When I came up with the idea for Ghost Road Blues I wanted to take the same kind of approach to tell a story that shows how people confront darkness, whether it’s an external thing like a monster, a killer, a physical threat, or whether it’s internal, like temptation, corruption, lust, fear. I believe that evil, like goodness, is the result of choice. I don’t believe that the argument should begin and end with “nature versus nurture”. Both of those are contributing factors, but it is the choice a person makes that really matters; as does the way in which a person justifies that choice.

My characters in Ghost Road Blues and its sequels (Dead Man’s Song debuts from Pinnacle Books on July 3; Bad Moon Rising has just been completed) are all conflicted in one way or another, and they’re all damaged, they all have baggage. When each of them has to, at one point or another in the trilogy, confront who they are and what the world is asking of them, the choices they make at like shockwaves, impacting the lives around them.

I’ve had some real experience with darkness and hard choices. My childhood was a bona-fide nightmare and by all rights the things I experienced should have turned me into a sick and twisted person. But that’s not who I am. I made choices along the way to confront the darkness I was facing, and I took a stand against the monsters in my life. These were very hard choices but making the right ones both saved my life and gave it a more positive direction. There are a lot of people who had similar childhood experiences and made the wrong choice, or no choice at all, and the darkness consumed them.
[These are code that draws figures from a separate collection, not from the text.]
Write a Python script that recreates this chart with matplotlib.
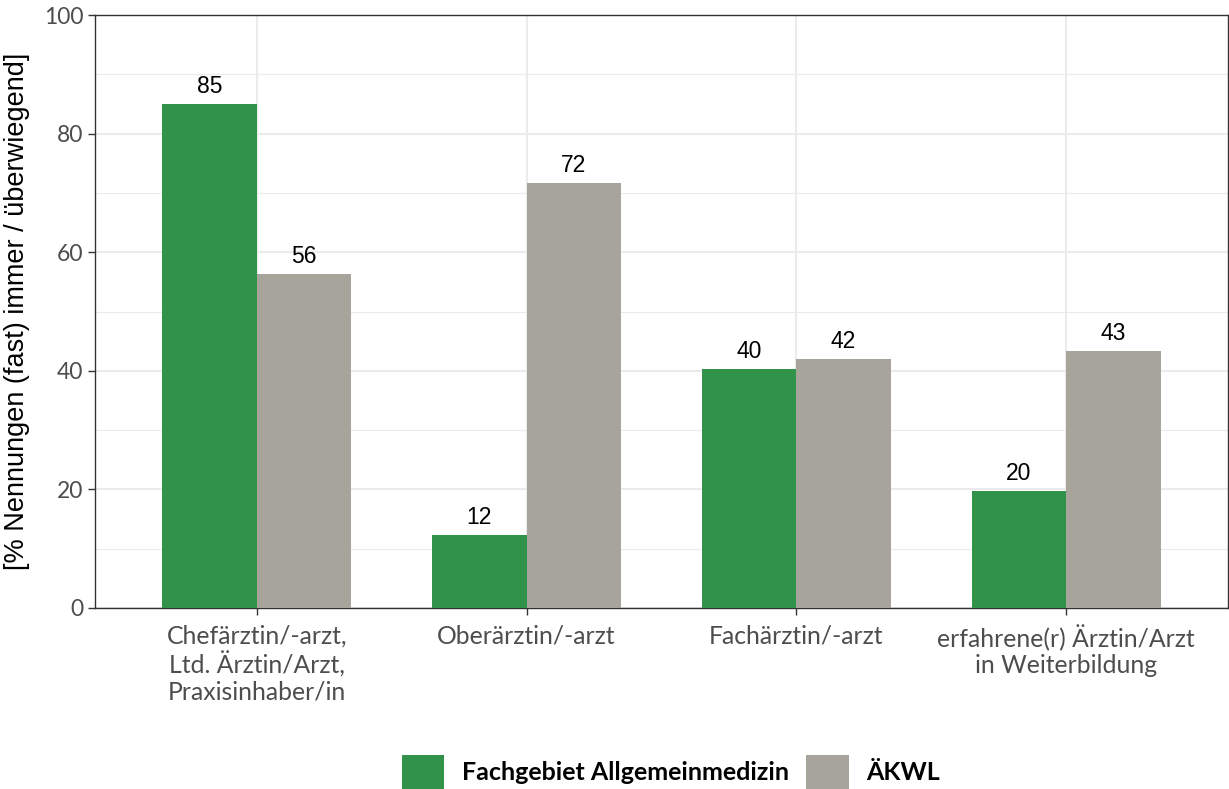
import matplotlib
matplotlib.use("Agg")
import matplotlib.pyplot as plt
import numpy as np
from matplotlib.patches import Patch

categories = ["Chefärztin/-arzt,\nLtd. Ärztin/Arzt,\nPraxisinhaber/in",
              "Oberärztin/-arzt",
              "Fachärztin/-arzt",
              "erfahrene(r) Ärztin/Arzt\nin Weiterbildung"]
series_names = ["Fachgebiet Allgemeinmedizin", "ÄKWL"]
allgemein = [85.0, 12.3, 40.3, 19.7]
aekwl = [56.3, 71.7, 42.0, 43.3]
yticks = [0, 20, 40, 60, 80, 100]

green = "#31924A"
grey = "#A7A49C"
tickfont = "Lato"
numfont = "Liberation Sans"

fig = plt.figure(figsize=(12.29, 7.89), dpi=100)
ax = fig.add_axes([95/1229, 1-608/789, (1228-95)/1229, (608-15)/789])

x = np.arange(1, len(categories) + 1)
w = 0.35
b1 = ax.bar(x - w/2, allgemein, width=w, color=green, zorder=3)
b2 = ax.bar(x + w/2, aekwl, width=w, color=grey, zorder=3)
for bars, vals in ((b1, allgemein), (b2, aekwl)):
    for r, v in zip(bars, vals):
        ax.text(r.get_x() + r.get_width()/2, v + 1.0, f"{round(v):d}",
                ha="center", va="bottom", fontsize=16.5, family=numfont, color="black")

ax.set_xlim(0.4, 4.6)
ax.set_ylim(0, 100)
ax.set_yticks(yticks)
ax.set_yticks([10, 30, 50, 70, 90], minor=True)
ax.set_xticks(x)
ax.set_xticklabels(categories, fontsize=17.8, family=tickfont, color="#4D4D4D", linespacing=1.15)
ax.set_yticklabels([str(t) for t in yticks], fontsize=16.5, family=tickfont, color="#4D4D4D")
ax.tick_params(axis="y", which="minor", length=0)
ax.tick_params(axis="both", which="major", length=5, color="#333333", width=1)
ax.tick_params(axis="x", pad=7)
ax.grid(True, which="major", color="#EBEBEB", linewidth=1.5, zorder=0)
ax.grid(True, which="minor", axis="y", color="#EBEBEB", linewidth=0.8, zorder=0)
for s in ax.spines.values():
    s.set_color("#333333")
    s.set_linewidth(1)
ax.set_axisbelow(True)
ax.set_ylabel("[% Nennungen (fast) immer / überwiegend]", fontsize=19.5, family=numfont,
              color="black", labelpad=10)

handles = [Patch(facecolor=green, edgecolor="none"), Patch(facecolor=grey, edgecolor="none")]
fig.legend(handles, series_names, loc="center", bbox_to_anchor=(0.546, 1-772/789),
           ncol=2, frameon=False, handlelength=1.7, handleheight=1.7, handletextpad=0.7,
           columnspacing=0.7, borderpad=0, borderaxespad=0,
           prop={"family": tickfont, "weight": "bold", "size": 18})

fig.savefig("out.png", dpi=100)
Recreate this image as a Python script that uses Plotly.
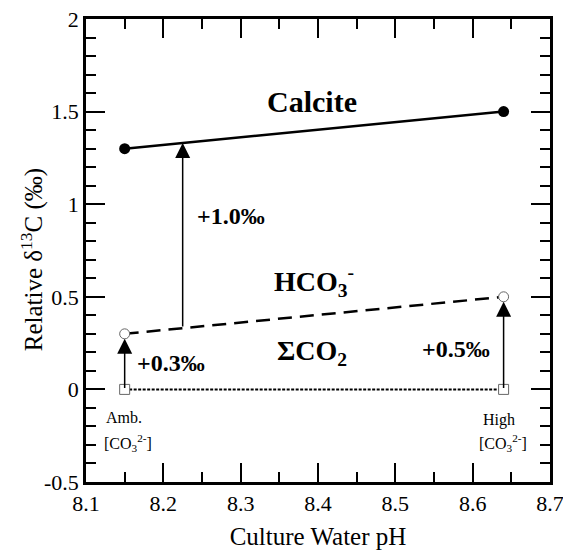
import plotly.graph_objects as go

ph = [8.15, 8.64]
calcite = [1.3, 1.5]
hco3 = [0.3, 0.5]
sco2 = [0.0, 0.0]

x_ticks = [8.1, 8.2, 8.3, 8.4, 8.5, 8.6, 8.7]
y_ticks = [-0.5, 0, 0.5, 1, 1.5, 2]
y_tick_text = ["-0.5", "0", "0.5", "1", "1.5", "2"]

arrows = [
    # (x, y_from, y_to, standoff)
    (8.15, 0.0, 0.3, 5),
    (8.64, 0.0, 0.5, 5),
    (8.225, 0.331, 1.331, 0),
]

FONT = "Liberation Serif, Times New Roman, serif"

fig = go.Figure()
fig.add_trace(go.Scatter(x=ph, y=sco2, mode="lines+markers",
                         line=dict(color="black", width=2, dash="3px,1.5px"),
                         marker=dict(symbol="square", size=10, color="white",
                                     line=dict(width=1, color="#666")),
                         showlegend=False))
fig.add_trace(go.Scatter(x=ph, y=hco3, mode="lines+markers",
                         line=dict(color="black", width=2.5, dash="14px,8px"),
                         marker=dict(symbol="circle", size=10, color="white",
                                     line=dict(width=1, color="#666")),
                         showlegend=False))
fig.add_trace(go.Scatter(x=ph, y=calcite, mode="lines+markers",
                         line=dict(color="black", width=2.5),
                         marker=dict(symbol="circle", size=11, color="black"),
                         showlegend=False))

for x, y0, y1, so in arrows:
    fig.add_annotation(x=x, y=y1, ax=x, ay=y0, xref="x", yref="y", axref="x", ayref="y",
                       text="", showarrow=True, arrowhead=2, arrowsize=2,
                       arrowwidth=1.5, arrowcolor="black", standoff=so)

texts = [
    (8.392, 1.555, "<b>Calcite</b>", 30, "center"),
    (8.241, 0.935, "<b>+1.0‰</b>", 24, "left"),
    (8.340, 0.585, "<b>HCO<sub>3</sub><sup>-</sup></b>", 28, "left"),
    (8.163, 0.14, "<b>+0.3‰</b>", 24, "left"),
    (8.344, 0.20, "<b>ΣCO<sub>2</sub></b>", 28, "left"),
    (8.532, 0.22, "<b>+0.5‰</b>", 24, "left"),
    (8.149, -0.15, "Amb.", 16, "center"),
    (8.154, -0.29, "[CO<sub>3</sub><sup>2-</sup>]", 16, "center"),
    (8.634, -0.167, "High", 16, "center"),
    (8.639, -0.29, "[CO<sub>3</sub><sup>2-</sup>]", 16, "center"),
]
for x, y, t, s, al in texts:
    fig.add_annotation(x=x, y=y, xref="x", yref="y", text=t, showarrow=False,
                       font=dict(family=FONT, size=s, color="black"),
                       xanchor=al, yanchor="middle")

# y-axis title placed as a rotated annotation to match the reference position
fig.add_annotation(x=0, y=0.479, xref="paper", yref="paper", xshift=-54,
                   text="Relative δ<sup>13</sup>C (‰)", textangle=-90, showarrow=False,
                   font=dict(family=FONT, size=25, color="black"),
                   xanchor="center", yanchor="middle")

axis_common = dict(showgrid=False, zeroline=False, showline=True, linecolor="black",
                   linewidth=2.5, mirror="ticks", ticks="inside", ticklen=19, tickwidth=2,
                   tickcolor="black", tickfont=dict(family=FONT, size=22, color="black"),
                   automargin=False, ticklabeloverflow="allow")

fig.update_xaxes(range=[8.1, 8.7], tickvals=x_ticks, tickformat=".1f",
                 minor=dict(dtick=0.05, tick0=8.1, ticks="inside", ticklen=10,
                            tickwidth=2, tickcolor="black", showgrid=False),
                 title=dict(text="Culture Water pH", font=dict(family=FONT, size=25, color="black"),
                            standoff=14),
                 **axis_common)
fig.update_yaxes(range=[-0.5, 2], tickvals=y_ticks, ticktext=y_tick_text,
                 minor=dict(dtick=0.1, tick0=0, ticks="inside", ticklen=10,
                            tickwidth=2, tickcolor="black", showgrid=False),
                 **axis_common)

fig.update_layout(width=563, height=550, margin=dict(l=86, r=13, t=19, b=68),
                  plot_bgcolor="white", paper_bgcolor="white",
                  font=dict(family=FONT, color="black"))

fig.write_html("out.html")
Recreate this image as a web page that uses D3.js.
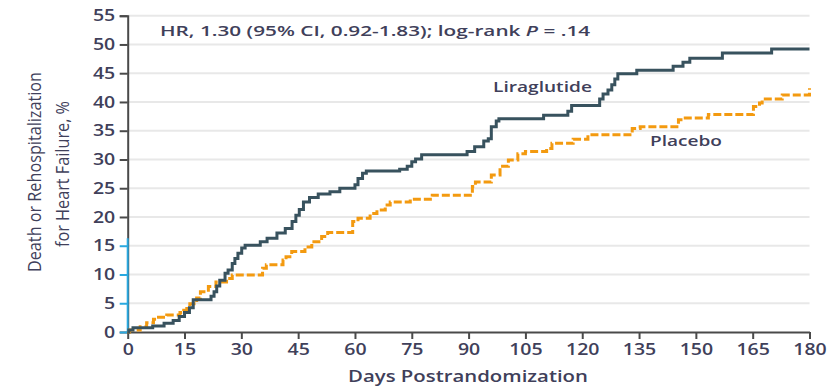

I was lucky enough to be able to defeat my monsters. In my stories my characters have to face theirs. Some make the right choices, some make bad choices, but the whole story is about the process of choosing and its implications. That’s dangerous storytelling, and that’s what the horror genre does best. With horror...even with all the shadows around me, I’m home and damn happy to be here.

This is not to say that mystery formats don’t allow for this kind of storytelling. Look at Silence of the Lambs. That, too, is about monsters just as it’s about choices.

Will I stay in the horror genre? That’s hard to say. It’s certainly a nice place to be.

Jonathan Maberry’s Ghost Road Blues has been nominated for two Bram Stoker Awards (for Best First Novel and Novel of the Year).

2 comments:

Sofie Kelly said...

I have a stack of books next to my favorite chair and I promised myself no new books until that pile was a bit smaller. But you had to say you were a fan of I Am Legend. How can I not look for your book? Very sneaky, Jonathan.